I make the software downloadable and installable for free to anyone, but to use it full a licence key ( unique 32 character number) has to be purchased and entered into the software, otherwise it runs as a demo.
 
The software checks the key and also as a final check downloads (in the background) a small key compromise file from my website.  The software then calls a cgi script from my website when registering is complete.
 
Basically I know when someone has registered the software and I have the ability to turn off a licence key at any time, in case someone is passing their licence key around.
 
I’m no web guru but I managed to make this work with just a few simple web cgi scripts.
 
I’ve been selling like this for 11 years and I’ve only needed to turn off a key once.  Most people are trustworthy.  No one has hacked this system yet, although I’m sure if my software was ‘popular enough’ someone would.
 
But has worked well for me, with thousands of sales.
 

Hey desiado, thanks for the reply. I am thinking about the same. What I feel like if you have couple of hundreds customer then it is ok to assume your software will not get hacked but as soon as it becomes popular hackers would most probably find ways to make it free.

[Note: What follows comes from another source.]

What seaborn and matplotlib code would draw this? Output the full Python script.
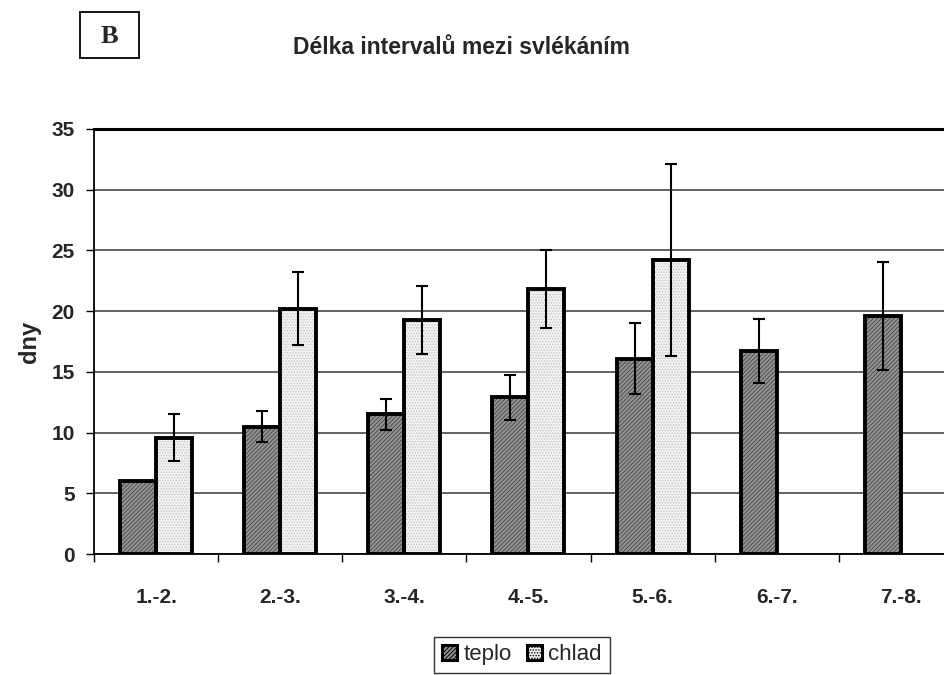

Hi ritzmax72, I’ve got around 10 thousand ‘brought copies’, but much more people probably tried the software out (Btw it’s not a game and I don’t want to self promote here on non-related software on this forum).  I suspect it would have to be a lot more than this before someone can be bothered to hack it.  Depends on the price of course as well.  It’s in c# and has signed assemblies so not that easy to hack.
Over the years just getting promotion and sales is the REAL challenge.  I would not be bothered about serious protection at this stage if I was you, and not until your selling 100 thousand copies etc.  Just getting a game out there with lots of people playing it is a good start.
Btw I write games as well, recently on Android, but they’re totally free (no ads) just for fun.
Hope this of help and hope your game works out.

I wish there was an "easy" answer to that. Sadly, there isn't. If there was, gaming would be a much better place development wise.